Build vs. buy: Buy infrastructure. The question is which cloud provider, which managed services, and which abstraction layers to standardize on. The exception is organizations with specific data residency or latency requirements that mandate on-premise investment -- those requirements should be documented and not assumed.

The Build vs. Buy Tension

Every layer in the stack generates the same organizational conflict: platform teams want to build (more control, better fit, engineering engagement); procurement wants to buy (faster, off-budget in some cases, vendor support). The right answer varies.

The general principle: buy where the market has commoditized the capability; build where your process logic or data is the differentiator. Infrastructure is almost always buy. Orchestration frameworks are buy. Enterprise integration layers, knowledge curation, control plane assembly -- those require build because they encode how your organization specifically works.
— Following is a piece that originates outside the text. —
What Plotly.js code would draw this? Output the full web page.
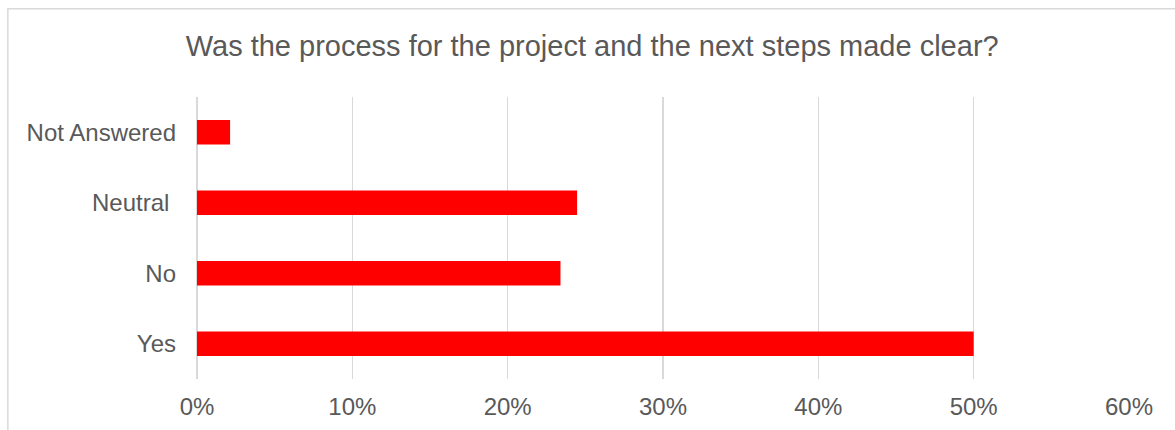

The dangerous pattern is reversing this: building commodity infrastructure (expensive, slow, no competitive value) and buying proprietary-logic layers (vendor lock-in, inability to differentiate). It happens when technology teams define "build" as high-status work and "buy" as compromise.

Investment decisions made without this stack view consistently misallocate capital toward visible layers (applications, models) and away from foundational ones (data, control plane, knowledge). The applications stop working when the foundation degrades. The costs are just deferred, not avoided.